For further discussion on foreign and international lobbying, see International Advocacy: What You Need to Know (PDF), by Bolder Advocacy, a program of the Alliance for Justice. According to that publication, there is no current guidance on whether the UN should be considered a legislative body for lobbying purposes:

It most likely depends on the nature of the UN body or office with whom the organization is communicating. Since the UN General Assembly has the ability to make laws, it is likely to be considered a legislative body. The Security Council is probably considered a legislative body, as well. Thus, communications with members of the General Assembly or Security Council that are attempts to influence resolutions, for example, will constitute lobbying. The UN Secretariat and the various agencies and commissions that are part of the UN's Economic and Social Council will likely be considered administrative bodies, and thus communications with them will not be lobbying. The International Court of Justice is a judicial, not legislative, body and therefore communications with it will not be seen as lobbying.

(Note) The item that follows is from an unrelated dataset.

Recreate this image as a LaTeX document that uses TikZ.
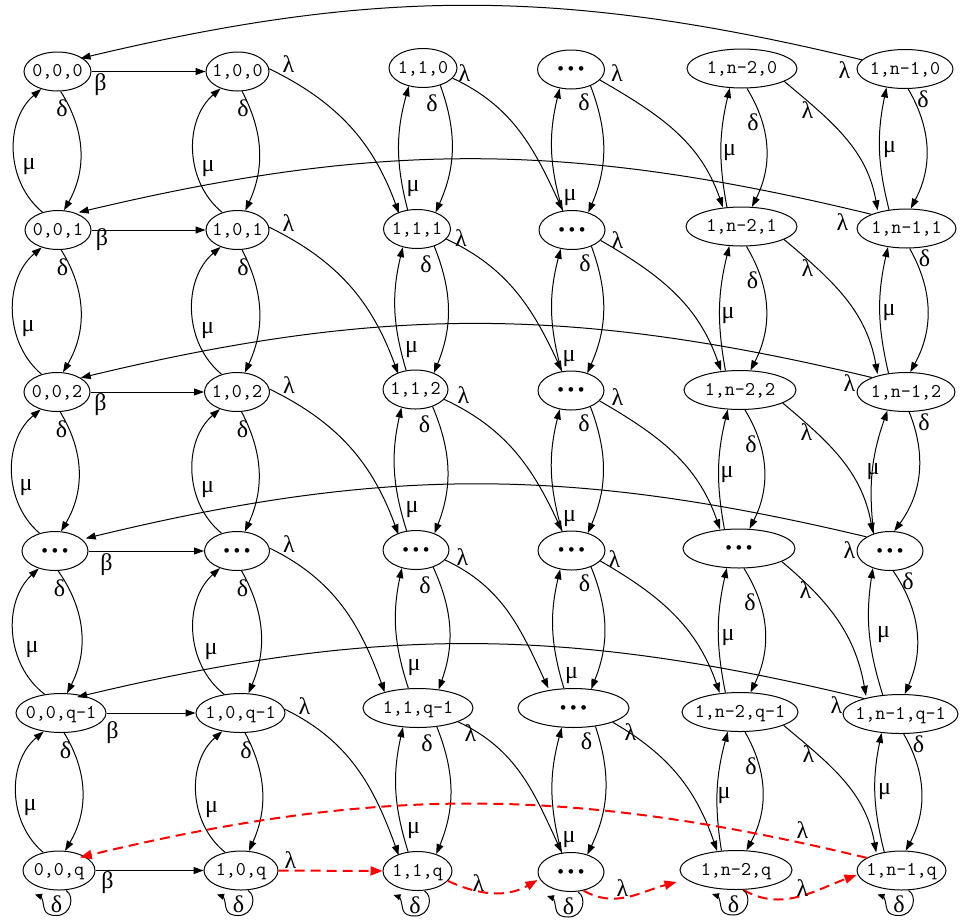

Often a careful review of the agency and its method of adopting rules or laws is required in order to determine whether a particular body is in fact a legislative body such that communications with it may constitute lobbying.

How Do These Rules Affect Equivalency Determinations?

Organizations that undergo an equivalency determination (ED) through NGOsource are asked whether their governing documents or local law permit them to lobby more than insubstantially, and whether they in fact lobby more than insubstantially. Notably, certain countries, such as Mexico, Australia, and the United Kingdom, permit lobbying to a greater extent than that allowed in the U.S., subject to different restrictions. These varying local law regimes may complicate, but typically do not impede, organizations from qualifying as foreign public charity equivalents. Because the term lobbying has a very specific definition under U.S. tax law, however, it is important that non-U.S. charities understand what does and does not constitute lobbying when they respond to these questions. It is also important to remember that many forms of advocacy will not amount to lobbying for these purposes.